Tampoco contribuye a realzar la virtud y el ejemplo otro acontecimiento ahora divulgado: la boda de la hija de un rico magnate peruano con un aristócrata español, celebrada en el país andino con un cortejo de figurantes que, vestidos de indígenas, reproducían los humillantes trabajos que realizaban sus antepasados cuando los criollos eran titulares de crueles encomiendas sobre los nativos.

Ambos ejemplos resultan útiles. Del primero se desprende la naturalidad con la que algunos, acostumbrados a burlarse de la moderación y honradez ajenas, se lanzan a utilizar alguna de sus amistades para alimentar sus ansias depredadoras. Aprovechando lo que constituye una situación social límite, se lanzan como vultúridos carroñeros a llenar su saca para, a continuación, dilapidarla en bienes de lujo u orientarla hacia destinos de señalada opacidad y nula utilidad pública. El interés particular doblega el general, sin que la, supuestamente, exquisita educación de semejantes personajes actúe de muro de contención.

El segundo ejemplo nos conduce a una charca algo distinta. En este caso, el poder del dinero permite actualizar escenarios de pasadas opresiones y traerlos al presente para reforzar la imagen de subordinación y diferencia de estatus que el poderoso guarda en el relicario de sus más firmes convicciones. No sólo chulea con la exhibición de las diferencias económicas existentes, sino que necesita demostrar que, con su riqueza, puede recrear humillaciones históricas.

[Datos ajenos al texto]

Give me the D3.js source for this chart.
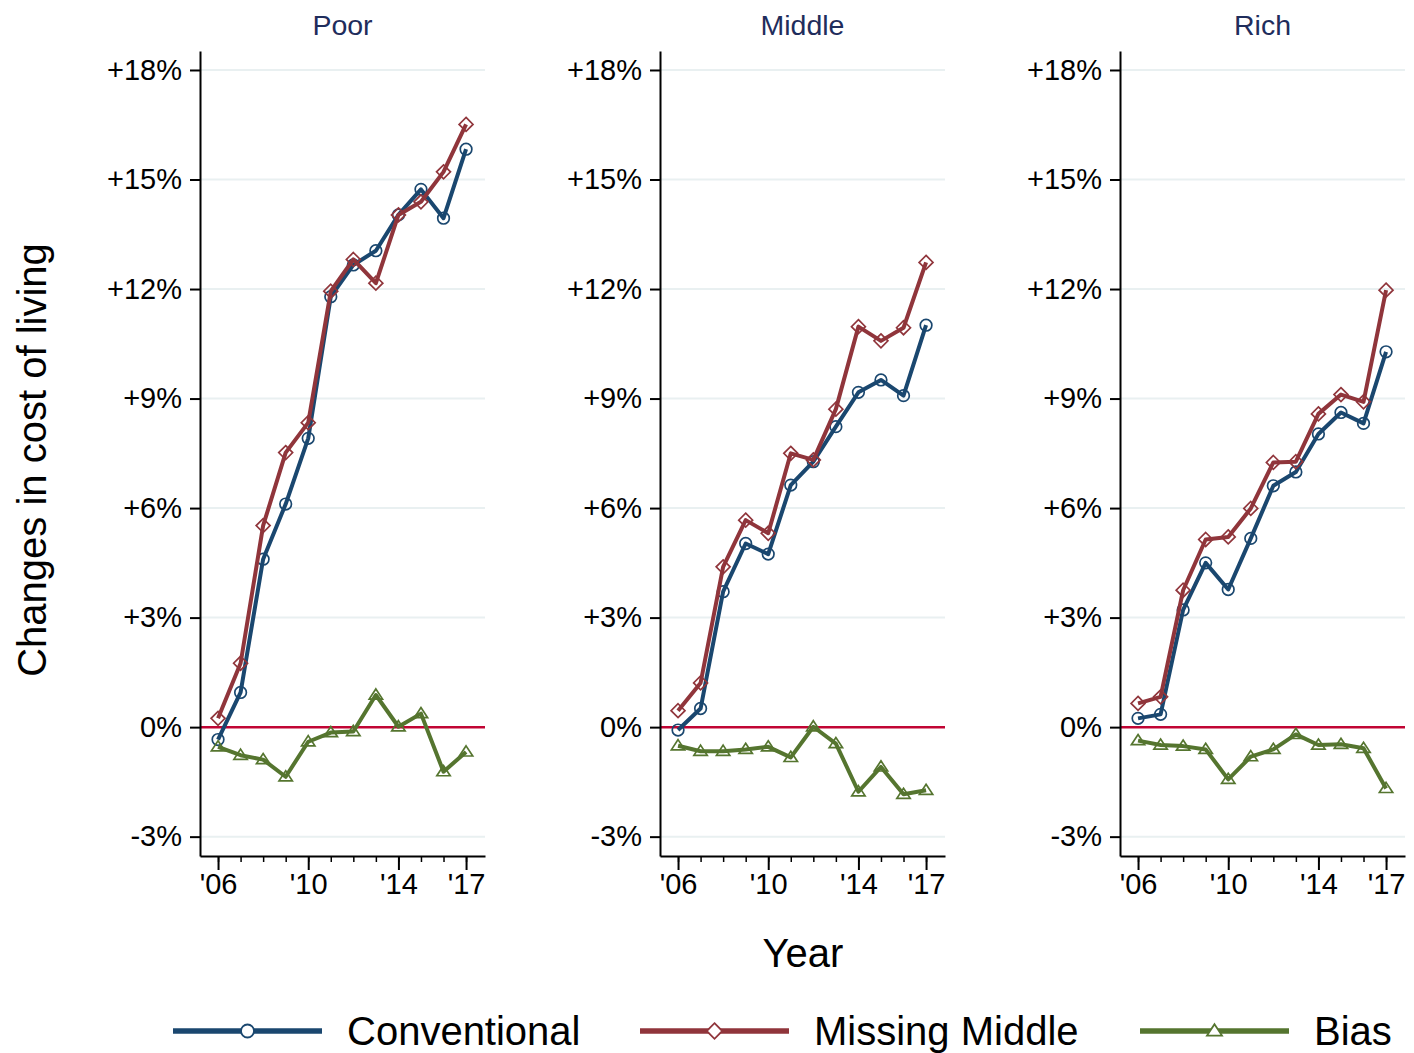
<!DOCTYPE html>
<html>
<head>
<meta charset="utf-8">
<script src="https://cdn.jsdelivr.net/npm/d3@7"></script>
<style>
  html, body { margin: 0; padding: 0; background: #ffffff; }
  svg { display: block; font-family: "Liberation Sans", Arial, Helvetica, sans-serif; }
</style>
</head>
<body>
<svg id="chart" width="1414" height="1053"></svg>
<script>
// Years on the x axis
const years = [2006, 2007, 2008, 2009, 2010, 2011, 2012, 2013, 2014, 2015, 2016, 2017];

// Panel names (income groups)
const groups = ["Poor", "Middle", "Rich"];

// Cumulative change in cost of living (%), by income group
const poorConventional = [-0.34, 0.95, 4.60, 6.11, 7.91, 11.79, 12.66, 13.05, 14.03, 14.73, 13.94, 15.83];
const poorMissingMiddle = [0.24, 1.75, 5.52, 7.52, 8.34, 11.94, 12.81, 12.16, 14.03, 14.39, 15.21, 16.51];
const poorBias = [-0.54, -0.77, -0.89, -1.36, -0.40, -0.15, -0.12, 0.88, 0.01, 0.37, -1.22, -0.68];

const middleConventional = [-0.08, 0.51, 3.71, 5.03, 4.74, 6.63, 7.27, 8.23, 9.17, 9.51, 9.08, 11.01];
const middleMissingMiddle = [0.45, 1.21, 4.39, 5.67, 5.31, 7.50, 7.32, 8.71, 10.97, 10.58, 10.94, 12.73];
const middleBias = [-0.51, -0.66, -0.66, -0.61, -0.54, -0.83, 0.01, -0.45, -1.77, -1.09, -1.84, -1.73];

const richConventional = [0.24, 0.35, 3.21, 4.50, 3.77, 5.17, 6.61, 6.99, 8.03, 8.62, 8.32, 10.28];
const richMissingMiddle = [0.65, 0.83, 3.75, 5.14, 5.21, 5.99, 7.25, 7.27, 8.58, 9.11, 8.91, 11.97];
const richBias = [-0.37, -0.49, -0.52, -0.61, -1.43, -0.81, -0.61, -0.20, -0.49, -0.47, -0.58, -1.68];

// Series names and axis ticks
const seriesNames = ["Conventional", "Missing Middle", "Bias"];
const yTicks = [-3, 0, 3, 6, 9, 12, 15, 18];
const xMajorTicks = [2006, 2010, 2014, 2017];

const panelData = [
  [poorConventional, poorMissingMiddle, poorBias],
  [middleConventional, middleMissingMiddle, middleBias],
  [richConventional, richMissingMiddle, richBias]
];

// Styling
const seriesColors = ["#1a476f", "#90353b", "#55752f"];
const markerTypes = ["circle", "diamond", "triangle"];
const gridColor = "#e9f0f1";
const zeroColor = "#c10534";
const titleColor = "#1f2d5c";
const fontMain = 29;

const svg = d3.select("#chart");

// Layout
const panelLeft = [200, 660, 1120];
const panelWidth = 285;
const plotTop = 51, plotBottom = 856;

const y = d3.scaleLinear().domain([-3.53, 18.52]).range([plotBottom, plotTop]);

function markerPath(type, size) {
  if (type === "circle") return d3.symbol().type(d3.symbolCircle).size(Math.PI * size * size)();
  if (type === "diamond") {
    const s = size * 1.2;
    return `M0,${-s}L${s},0L0,${s}L${-s},0Z`;
  }
  const h = size * 1.75, w = size * 1.15;
  return `M0,${-h * 0.6}L${w},${h * 0.4}L${-w},${h * 0.4}Z`;
}

const fmtY = v => (v > 0 ? "+" : "") + v + "%";
const fmtX = v => "'" + String(v).slice(2);

groups.forEach((name, gi) => {
  const left = panelLeft[gi];
  const x = d3.scaleLinear().domain([2005.2, 2017.84]).range([left, left + panelWidth]);
  const g = svg.append("g");

  // gridlines
  g.append("g").selectAll("line")
    .data(yTicks.filter(v => v !== 0))
    .join("line")
    .attr("x1", left).attr("x2", left + panelWidth)
    .attr("y1", d => y(d)).attr("y2", d => y(d))
    .attr("stroke", gridColor).attr("stroke-width", 2);

  // zero reference line
  g.append("line")
    .attr("x1", left).attr("x2", left + panelWidth)
    .attr("y1", y(0)).attr("y2", y(0))
    .attr("stroke", zeroColor).attr("stroke-width", 2.5);

  // y axis
  const yAxis = g.append("g")
    .attr("transform", `translate(${left},0)`)
    .call(d3.axisLeft(y).tickValues(yTicks).tickFormat(fmtY).tickSize(10).tickSizeOuter(0).tickPadding(8));
  yAxis.select(".domain").attr("stroke", "#000").attr("stroke-width", 2);
  yAxis.selectAll(".tick line").attr("stroke", "#000").attr("stroke-width", 2);
  yAxis.selectAll(".tick text").attr("font-size", fontMain).attr("fill", "#000")
    .attr("font-family", '"Liberation Sans", Arial, sans-serif');

  // x axis: minor yearly ticks
  const xMinor = g.append("g")
    .attr("transform", `translate(0,${plotBottom})`)
    .call(d3.axisBottom(x).tickValues(years).tickFormat("").tickSize(6).tickSizeOuter(0));
  xMinor.select(".domain").remove();
  xMinor.selectAll(".tick line").attr("stroke", "#000").attr("stroke-width", 1.5);

  // x axis: major labelled ticks
  const xAxis = g.append("g")
    .attr("transform", `translate(0,${plotBottom})`)
    .call(d3.axisBottom(x).tickValues(xMajorTicks).tickFormat(fmtX).tickSize(14).tickSizeOuter(0).tickPadding(3));
  xAxis.select(".domain").attr("stroke", "#000").attr("stroke-width", 2);
  xAxis.selectAll(".tick line").attr("stroke", "#000").attr("stroke-width", 2);
  xAxis.selectAll(".tick text").attr("font-size", fontMain).attr("fill", "#000")
    .attr("font-family", '"Liberation Sans", Arial, sans-serif');

  // panel title
  g.append("text")
    .attr("x", left + panelWidth / 2).attr("y", 35)
    .attr("text-anchor", "middle")
    .attr("font-size", 28.5).attr("fill", titleColor)
    .text(name);

  // series lines + markers
  const line = d3.line().x((d, i) => x(years[i])).y(d => y(d));
  panelData[gi].forEach((vals, si) => {
    g.append("path")
      .datum(vals)
      .attr("d", line)
      .attr("fill", "none")
      .attr("stroke", seriesColors[si])
      .attr("stroke-width", 4)
      .attr("stroke-linejoin", "round");
    g.append("g").selectAll("path")
      .data(vals)
      .join("path")
      .attr("transform", (d, i) => `translate(${x(years[i])},${y(d)})`)
      .attr("d", markerPath(markerTypes[si], 5.8))
      .attr("fill", "none")
      .attr("stroke", seriesColors[si])
      .attr("stroke-width", 1.7);
  });
});

// axis titles
svg.append("text")
  .attr("transform", "translate(46,460) rotate(-90)")
  .attr("text-anchor", "middle")
  .attr("font-size", 40).attr("fill", "#000")
  .text("Changes in cost of living");

svg.append("text")
  .attr("x", 803).attr("y", 967)
  .attr("text-anchor", "middle")
  .attr("font-size", 40).attr("fill", "#000")
  .text("Year");

// legend
const legendLineStart = [173, 640, 1140];
const legendY = 1031;
seriesNames.forEach((name, si) => {
  const lx = legendLineStart[si];
  const lg = svg.append("g");
  lg.append("line")
    .attr("x1", lx).attr("x2", lx + 149)
    .attr("y1", legendY).attr("y2", legendY)
    .attr("stroke", seriesColors[si]).attr("stroke-width", 5.5);
  lg.append("path")
    .attr("transform", `translate(${lx + 74.5},${legendY})`)
    .attr("d", markerPath(markerTypes[si], 6.5))
    .attr("fill", "#fff")
    .attr("stroke", seriesColors[si])
    .attr("stroke-width", 1.8);
  lg.append("text")
    .attr("x", lx + 174).attr("y", legendY + 14)
    .attr("font-size", 40).attr("fill", "#000")
    .text(name);
});
</script>
</body>
</html>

Al lado de los anteriores, la saga de los Leguineche despierta más lástima que otra cosa. Si en la mente de García Berlanga esta familia nos ofrecía una mirada de la transformación política y económica española y las artimañas de una familia rentista para sobrevivir en un mundo que ya no les pertenecía, resulta difícil de imaginar cuál habría sido su reacción y el producto de su imaginación ante casos como los antes indicados. Más aún si la hubiera combinado de algún modo con las exhibiciones de riqueza que el joven pijerío internacional muestra en las redes sociales para batir el lujo de sus pares; una serie de escandalosas excentricidades de la que no resultan ser monopolistas cuando conocemos que, en nuestras proximidades, habita una fortuna de 29 millones de euros invertida, especialmente, en una colección de animales de caza mayor disecados con gran esmero. ¿Cuántos puestos de trabajo se podrían haber creado con esa fortuna? Disculpen: me ha arrebatado lo que algunos considerarán una vena demagógica.

Una vena que, visto lo visto, pueda que merezca ser castigada por impertinente y pijotera. Durante la vigencia del Estado de las Autonomías, la Comunidad que ha continuado siendo la más favorecida es la que, en origen, concitaba todos los rasgos centralistas: Madrid. Dadas las cartas trampeadas con que intensifica su riqueza, quizás ya haya llegado el momento de reconocer, a algunas de sus élites, la habilidad de marcar tendencia: la tendencia que abjura de los impuestos, demoniza lo público y tacha de rojos a los que hablan de desigualdades, de provocadores a quienes alertan del cambio climático y de traidores a los que denuncian el centralismo. La misma tendencia que absuelve a los sisadores de rentas públicas siempre que contribuyan al mercado del nepotismo.

Y, mientras, muchos periféricos (también los de Madrid) piensan en trabajo digno (y honrado), emprendimiento, innovación, competitividad y demás fruslerías para conseguir apenas unas hebras de lo que otros resuelven con un telefonazo, accediendo a la saga de los nuevos Leguineche.